No alla violenza verbale: così Napolitano nel giorno delle vittime del terrorismo
sottolinea i rischi “eversione”
Dagli anni di piombo si devono trarre lezioni: così il presidente della Repubblica
Giorgio Napolitano ha ricordato la Giornata delle vittime del terrorismo, che coincide
con l’anniversario del delitto Moro. Il primo insegnamento – dice – è sul legame tra
violenza verbale e eversione.
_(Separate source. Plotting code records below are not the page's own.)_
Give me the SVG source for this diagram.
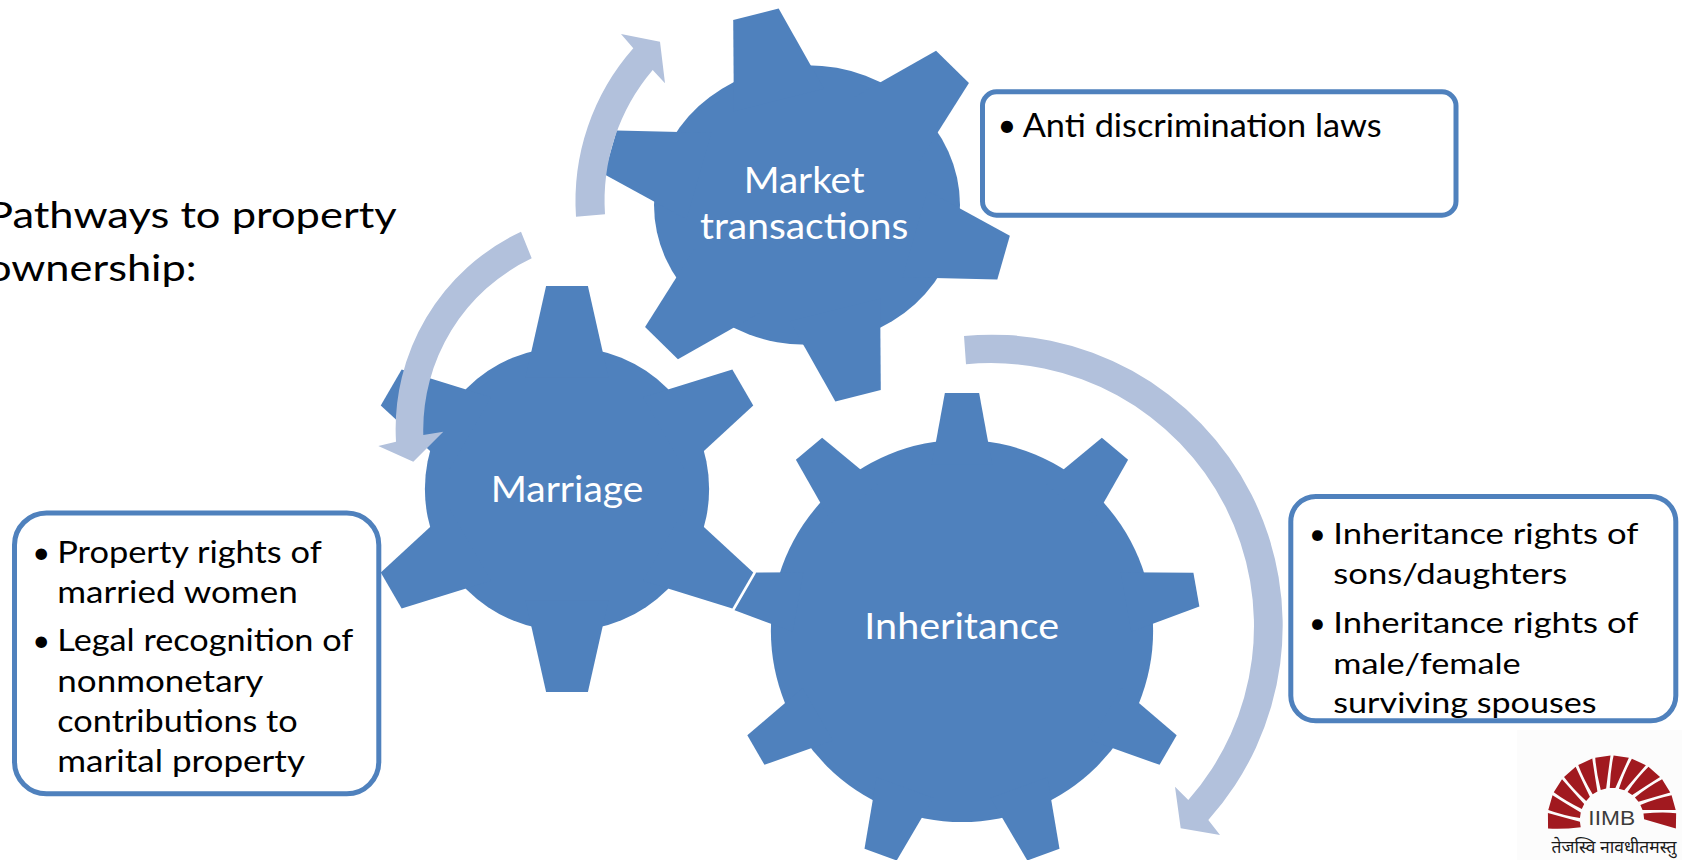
<svg xmlns="http://www.w3.org/2000/svg" xmlns:xlink="http://www.w3.org/1999/xlink" width="1682" height="860" viewBox="0 0 1682 860">
<style>
  .gear{fill:#4F81BD}
  .halo{fill:#FFFFFF;stroke:#FFFFFF;stroke-width:2.6;stroke-linejoin:round}
  .gtxt{font-family:Lato,'Open Sans',sans-serif;fill:#FFFFFF;font-size:37px;text-anchor:middle}
  .box{fill:#FFFFFF;stroke:#4F81BD;stroke-width:5}
  .btxt{font-family:Lato,'Open Sans',sans-serif;fill:#000000}
  .bul{font-family:Lato,'Open Sans',sans-serif;fill:#000000;text-anchor:middle}
  .arrow{fill:#B2C1DC}
  .title{font-family:Lato,'Open Sans',sans-serif;fill:#000000;font-size:37px}
</style>
<defs>
  <polygon id="t6a" points="-20.4,-55 -10.3,-100 10.3,-100 20.4,-55"/>
  <polygon id="t6b" points="-22.8,-55 -11.5,-100 11.5,-100 22.8,-55"/>
  <polygon id="t9" points="-12.7,-70 -7.2,-100 7.2,-100 12.7,-70"/>
  <g id="g6a">
    <circle r="70"/>
    <use href="#t6a"/>
    <use href="#t6a" transform="rotate(60)"/>
    <use href="#t6a" transform="rotate(120)"/>
    <use href="#t6a" transform="rotate(180)"/>
    <use href="#t6a" transform="rotate(240)"/>
    <use href="#t6a" transform="rotate(300)"/>
  </g>
  <g id="g6b">
    <ellipse rx="75" ry="71"/>
    <use href="#t6b" transform="rotate(-14.5)"/>
    <use href="#t6b" transform="rotate(45.5)"/>
    <use href="#t6b" transform="rotate(105.5)"/>
    <use href="#t6b" transform="rotate(165.5)"/>
    <use href="#t6b" transform="rotate(225.5)"/>
    <use href="#t6b" transform="rotate(285.5)"/>
  </g>
  <g id="g9">
    <circle r="80.3"/>
    <use href="#t9"/>
    <use href="#t9" transform="rotate(40)"/>
    <use href="#t9" transform="rotate(80)"/>
    <use href="#t9" transform="rotate(120)"/>
    <use href="#t9" transform="rotate(160)"/>
    <use href="#t9" transform="rotate(200)"/>
    <use href="#t9" transform="rotate(240)"/>
    <use href="#t9" transform="rotate(280)"/>
    <use href="#t9" transform="rotate(320)"/>
  </g>
  <path id="ray" d="M -2.8,-32 Q -2.5,-50 0.5,-64.5 L 15.8,-62.5 Q 9,-47 2.8,-32 Z"/>
</defs>

<rect width="1682" height="860" fill="#FFFFFF"/>

<g id="title">
  <text class="title" x="-13" y="228" textLength="409.7" lengthAdjust="spacingAndGlyphs">Pathways to property</text>
  <text class="title" x="-13" y="281" textLength="209.7" lengthAdjust="spacingAndGlyphs">ownership:</text>
</g>

<g id="inheritance">
  <g transform="translate(962,631) scale(2.38)">
    <use href="#g9" class="halo"/>
    <use href="#g9" class="gear"/>
  </g>
  <text class="gtxt" x="961.7" y="639.3" textLength="194.7" lengthAdjust="spacingAndGlyphs">Inheritance</text>
</g>

<g id="market">
  <g transform="translate(807,205) scale(2.04,1.97)">
    <use href="#g6b" class="halo"/>
    <use href="#g6b" class="gear"/>
  </g>
  <text class="gtxt" x="804.2" y="192.7" textLength="121" lengthAdjust="spacingAndGlyphs">Market</text>
  <text class="gtxt" x="804.2" y="239.3" textLength="208.3" lengthAdjust="spacingAndGlyphs">transactions</text>
</g>

<g id="marriage">
  <g transform="translate(567,489) scale(2.03)">
    <use href="#g6a" class="halo"/>
    <use href="#g6a" class="gear"/>
  </g>
  <text class="gtxt" x="567" y="501.7" textLength="152.7" lengthAdjust="spacingAndGlyphs">Marriage</text>
</g>

<g id="connectors">
  <path class="arrow" d="M 576,216.7 A 231 231 0 0 1 633.3,48.3 L 621,34 L 660,41.7 L 665,83.3 L 652.7,70 A 202 202 0 0 0 605,214.3 Z"/>
  <path class="arrow" d="M 521,231.7 A 218 218 0 0 0 396,441.7 L 378.3,446 L 413.3,461.7 L 443.3,431.7 L 423.3,435 A 190 190 0 0 1 531.7,258.3 Z"/>
  <path class="arrow" d="M 964,336 A 291 291 0 0 1 1208.3,820 L 1220,835 L 1180.7,828.3 L 1175,786.7 L 1188.3,800 A 263 263 0 0 0 966,364.3 Z"/>
</g>

<g id="box-market">
  <rect class="box" x="982.5" y="91.8" width="473.5" height="123.4" rx="14" ry="14"/>
  <text class="bul" x="1007" y="136.7" font-size="32.5">•</text>
  <text class="btxt" x="1022.7" y="136.7" font-size="32.5" textLength="359" lengthAdjust="spacingAndGlyphs">Anti discrimination laws</text>
</g>

<g id="box-marriage">
  <rect class="box" x="14.5" y="513" width="364.3" height="280.8" rx="32" ry="32"/>
  <text class="bul" x="41.3" y="562.7" font-size="31">•</text>
  <text class="btxt" x="57.3" y="562.7" font-size="31" textLength="264.4" lengthAdjust="spacingAndGlyphs">Property rights of</text>
  <text class="btxt" x="57.3" y="602.7" font-size="31" textLength="240.4" lengthAdjust="spacingAndGlyphs">married women</text>
  <text class="bul" x="41.3" y="651" font-size="31">•</text>
  <text class="btxt" x="57.3" y="651" font-size="31" textLength="296" lengthAdjust="spacingAndGlyphs">Legal recognition of</text>
  <text class="btxt" x="57.3" y="691.7" font-size="31" textLength="206" lengthAdjust="spacingAndGlyphs">nonmonetary</text>
  <text class="btxt" x="57.3" y="731.7" font-size="31" textLength="240.4" lengthAdjust="spacingAndGlyphs">contributions to</text>
  <text class="btxt" x="57.3" y="771.7" font-size="31" textLength="247.7" lengthAdjust="spacingAndGlyphs">marital property</text>
</g>

<g id="box-inheritance">
  <rect class="box" x="1290.8" y="496.5" width="385" height="224.3" rx="25" ry="25"/>
  <text class="bul" x="1317.5" y="544" font-size="29">•</text>
  <text class="btxt" x="1333.3" y="544" font-size="29" textLength="305" lengthAdjust="spacingAndGlyphs">Inheritance rights of</text>
  <text class="btxt" x="1333.3" y="584.3" font-size="29" textLength="234" lengthAdjust="spacingAndGlyphs">sons/daughters</text>
  <text class="bul" x="1317.5" y="633.3" font-size="29">•</text>
  <text class="btxt" x="1333.3" y="633.3" font-size="29" textLength="305" lengthAdjust="spacingAndGlyphs">Inheritance rights of</text>
  <text class="btxt" x="1333.3" y="674" font-size="29" textLength="187.3" lengthAdjust="spacingAndGlyphs">male/female</text>
  <text class="btxt" x="1333.3" y="713.3" font-size="29" textLength="263.3" lengthAdjust="spacingAndGlyphs">surviving spouses</text>
</g>

<g id="logo">
  <rect x="1517" y="730" width="165" height="130" fill="#FCFCFC"/>
  <g transform="translate(1612,820)" fill="#A1191F">
    <use href="#ray" transform="rotate(-98)"/>
    <use href="#ray" transform="rotate(-81.5)"/>
    <use href="#ray" transform="rotate(-65)"/>
    <use href="#ray" transform="rotate(-48.5)"/>
    <use href="#ray" transform="rotate(-32)"/>
    <use href="#ray" transform="rotate(-15.5)"/>
    <use href="#ray" transform="rotate(1)"/>
    <use href="#ray" transform="rotate(17.5)"/>
    <use href="#ray" transform="rotate(34)"/>
    <use href="#ray" transform="rotate(50.5)"/>
    <use href="#ray" transform="rotate(67)"/>
    <use href="#ray" transform="rotate(83.5)"/>
  </g>
  <text x="1611.7" y="825" font-family="'Liberation Sans',Arial,sans-serif" font-size="21" text-anchor="middle" fill="#3C3C3C" textLength="46.7" lengthAdjust="spacingAndGlyphs">IIMB</text>
  <text x="1614" y="853" font-family="'Noto Sans Devanagari','Lohit Devanagari','Noto Sans',sans-serif" font-size="17" text-anchor="middle" fill="#1A1A1A" textLength="125" lengthAdjust="spacingAndGlyphs">तेजस्वि नावधीतमस्तु</text>
</g>
</svg>
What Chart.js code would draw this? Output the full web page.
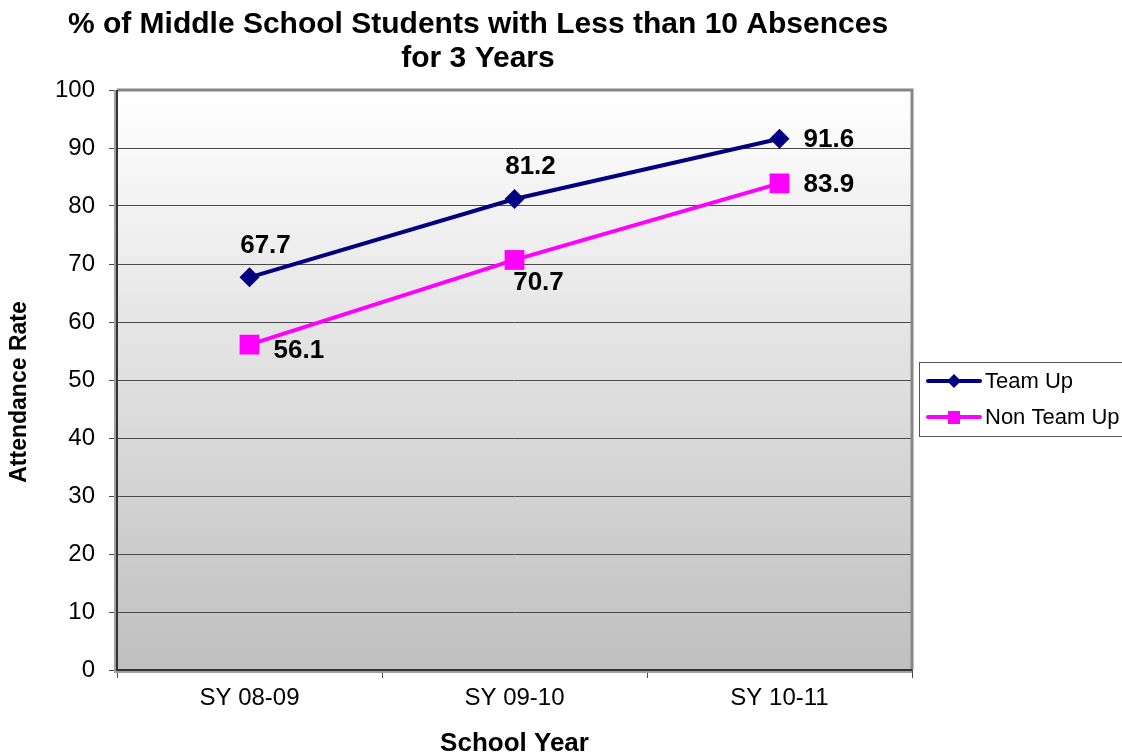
<!DOCTYPE html>
<html>
<head>
<meta charset="utf-8">
<script src="https://cdn.jsdelivr.net/npm/chart.js@4/dist/chart.umd.min.js"></script>
<style>
  html, body { margin: 0; padding: 0; background: #ffffff; }
  #wrap { width: 1122px; height: 755px; position: relative; }
</style>
</head>
<body>
<div id="wrap"><canvas id="chart" width="1122" height="755"></canvas></div>
<script>
// dados do gráfico
const categories = ['SY 08-09', 'SY 09-10', 'SY 10-11'];
const teamUp = [67.7, 81.2, 91.6];
const nonTeamUp = [56.1, 70.7, 83.9];
const teamUpLabelPos = ['above', 'above', 'right'];
const nonTeamUpLabelPos = ['right', 'below', 'right'];
const titleLines = ['% of Middle School Students with Less than 10 Absences', 'for 3 Years'];
const yTitle = 'Attendance Rate';
const xTitle = 'School Year';

const COLORS = {
    teamUp: '#000080',
    nonTeamUp: '#ff00ff'
};

const FONT = "'Liberation Sans', Arial, sans-serif";

// fundo em gradiente + bordas da área do gráfico
const plotBackground = {
    id: 'plotBackground',
    beforeDraw(chart) {
        const { ctx, chartArea: a } = chart;
        ctx.save();
        const g = ctx.createLinearGradient(0, a.top, 0, a.bottom);
        g.addColorStop(0, '#ffffff');
        g.addColorStop(1, '#bfbfbf');
        ctx.fillStyle = g;
        ctx.fillRect(a.left, a.top, a.right - a.left, a.bottom - a.top);
        ctx.restore();
    },
    afterDatasetsDraw(chart) {
        const { ctx, chartArea: a } = chart;
        ctx.save();
        // sombra cinza em cima e à direita
        ctx.strokeStyle = '#868686';
        ctx.lineWidth = 3;
        ctx.beginPath();
        ctx.moveTo(a.left, a.top);
        ctx.lineTo(a.right, a.top);
        ctx.lineTo(a.right, a.bottom);
        ctx.stroke();
        // linhas escuras à esquerda e embaixo
        ctx.strokeStyle = '#a0a0a0';
        ctx.lineWidth = 2;
        ctx.beginPath();
        ctx.moveTo(a.left - 2, a.top);
        ctx.lineTo(a.left - 2, a.bottom + 2);
        ctx.lineTo(a.right, a.bottom + 2);
        ctx.stroke();
        ctx.strokeStyle = '#333333';
        ctx.lineWidth = 2;
        ctx.beginPath();
        ctx.moveTo(a.left, a.top);
        ctx.lineTo(a.left, a.bottom);
        ctx.lineTo(a.right, a.bottom);
        ctx.stroke();
        ctx.restore();
    }
};

// rótulos de valores
const valueLabels = {
    id: 'valueLabels',
    afterDatasetsDraw(chart) {
        const { ctx } = chart;
        const positions = [teamUpLabelPos, nonTeamUpLabelPos];
        ctx.save();
        ctx.font = 'bold 26px ' + FONT;
        ctx.fillStyle = '#000000';
        ctx.textBaseline = 'middle';
        chart.data.datasets.forEach((ds, di) => {
            const meta = chart.getDatasetMeta(di);
            meta.data.forEach((pt, i) => {
                const txt = ds.data[i].toFixed(1);
                const pos = positions[di][i];
                if (pos === 'above') {
                    ctx.textAlign = 'center';
                    ctx.fillText(txt, pt.x + 16, pt.y - 32);
                } else if (pos === 'below') {
                    ctx.textAlign = 'center';
                    ctx.fillText(txt, pt.x + 24, pt.y + 23);
                } else {
                    ctx.textAlign = 'left';
                    ctx.fillText(txt, pt.x + 24, pt.y + (pt.y > 300 ? 6 : 1));
                }
            });
        });
        ctx.restore();
    }
};

// título, título do eixo Y e legenda desenhados à mão
const extras = {
    id: 'extras',
    afterDraw(chart) {
        const { ctx } = chart;
        ctx.save();
        ctx.fillStyle = '#000000';
        ctx.font = 'bold 30px ' + FONT;
        ctx.textAlign = 'center';
        ctx.textBaseline = 'middle';
        ctx.fillText(titleLines[0], 478, 25);
        ctx.fillText(titleLines[1], 478, 59);

        // título do eixo Y
        ctx.save();
        ctx.translate(20, 392);
        ctx.rotate(-Math.PI / 2);
        ctx.font = 'bold 23px ' + FONT;
        ctx.fillText(yTitle, 0, 0);
        ctx.restore();

        // legenda
        const lx = 919, ly = 362, lw = 210, lh = 74;
        ctx.fillStyle = '#ffffff';
        ctx.fillRect(lx, ly, lw, lh);
        ctx.strokeStyle = '#555555';
        ctx.lineWidth = 1;
        ctx.strokeRect(lx + 0.5, ly + 0.5, lw, lh);

        const items = [
            { label: 'Team Up', color: COLORS.teamUp, shape: 'diamond', y: 381 },
            { label: 'Non Team Up', color: COLORS.nonTeamUp, shape: 'square', y: 417 }
        ];
        items.forEach(it => {
            ctx.strokeStyle = it.color;
            ctx.lineWidth = 4;
            ctx.lineCap = 'round';
            ctx.beginPath();
            ctx.moveTo(928, it.y);
            ctx.lineTo(980, it.y);
            ctx.stroke();
            ctx.fillStyle = it.color;
            if (it.shape === 'diamond') {
                ctx.beginPath();
                ctx.moveTo(954, it.y - 7);
                ctx.lineTo(961, it.y);
                ctx.lineTo(954, it.y + 7);
                ctx.lineTo(947, it.y);
                ctx.closePath();
                ctx.fill();
            } else {
                ctx.fillRect(948, it.y - 6, 12, 13);
            }
            ctx.fillStyle = '#000000';
            ctx.font = '22px ' + FONT;
            ctx.textAlign = 'left';
            ctx.fillText(it.label, 985, it.y + 1);
        });
        ctx.restore();
    }
};

const ctx = document.getElementById('chart').getContext('2d');
new Chart(ctx, {
    type: 'line',
    data: {
        labels: categories,
        datasets: [
            {
                label: 'Team Up',
                data: teamUp,
                borderColor: COLORS.teamUp,
                backgroundColor: COLORS.teamUp,
                borderWidth: 4,
                pointStyle: 'rectRot',
                pointRadius: 10,
                pointBorderWidth: 0,
                tension: 0
            },
            {
                label: 'Non Team Up',
                data: nonTeamUp,
                borderColor: COLORS.nonTeamUp,
                backgroundColor: COLORS.nonTeamUp,
                borderWidth: 4,
                pointStyle: 'rect',
                pointRadius: 14,
                pointBorderWidth: 0,
                tension: 0
            }
        ]
    },
    options: {
        responsive: false,
        animation: false,
        layout: {
            padding: { left: 0, right: 210, top: 90, bottom: 0 }
        },
        plugins: {
            legend: { display: false },
            title: { display: false },
            tooltip: { enabled: false }
        },
        scales: {
            y: {
                min: 0,
                max: 100,
                ticks: {
                    stepSize: 10,
                    color: '#000000',
                    font: { family: FONT, size: 24 },
                    padding: 14
                },
                grid: {
                    color: '#4a4a4a',
                    lineWidth: 1,
                    tickLength: 8,
                    tickColor: '#4a4a4a',
                    drawTicks: true
                },
                border: { display: false },
                title: { display: false },
                afterFit(scale) { scale.width = 117; }
            },
            x: {
                offset: true,
                ticks: {
                    color: '#000000',
                    font: { family: FONT, size: 24 },
                    padding: 6
                },
                grid: {
                    offset: true,
                    drawOnChartArea: false,
                    drawTicks: true,
                    tickLength: 8,
                    tickColor: '#4a4a4a'
                },
                border: { display: false },
                title: {
                    display: true,
                    text: xTitle,
                    color: '#000000',
                    font: { family: FONT, size: 26, weight: 'bold' },
                    padding: { top: 0, bottom: -4 }
                },
                afterFit(scale) { scale.height = 85; }
            }
        }
    },
    plugins: [plotBackground, valueLabels, extras]
});
</script>
</body>
</html>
Il servizio di Fausta Speranza:
“La violenza
va combattuta e fermata prima che si trasformi in eversione”: l’appello di Napolitano
è forte e chiaro: non possiamo essere tranquilli – dice - di fronte a estremizzazioni
violente, anche solo sul piano verbale o della propaganda politica”. E il presidente
del Senato, Grasso, aggiunge: “negli anni di piombo la politica lasciò correre troppe
parole: capì la portata del fenomeno terrorista con colpevole ritardo solo dopo il
rapimento e l'uccisione di Aldo Moro”. Sul fenomeno successivo di corrosione dei partiti,
lo storico Eugenio Capozzi, docente di culture politiche e ideologie all’Università
Suor Orsola Benincasa di Napoli:
l’approfondimento di tutti gli aspetti
e i retroscena del caso Moro ci riconducono a un nodo storiografico fondamentale:
il significato di quell’evento nel cambiamento del sistema politico e della dialettica
politica italiana, la fine di una stagione politica, quella della cosiddetta 'Repubblica
dei partiti', l’inizio di una decadenza del sistema politico che ha il suo culmine
all’inizio degli Anni 90, con la fine della cosiddetta 'Prima Repubblica'”.
Dunque,
il filo rosso del crollo dei partiti e di riforme sempre evocate e mai realmente attuate
fino al disorientamento di oggi. Ma la forza delle parole di Napolitano a 35 anni
dall’eccidio Moro è nell’accostamento per la prima volta della terribile parola “eversione”
al sottovalutato termine dell’antipolitica.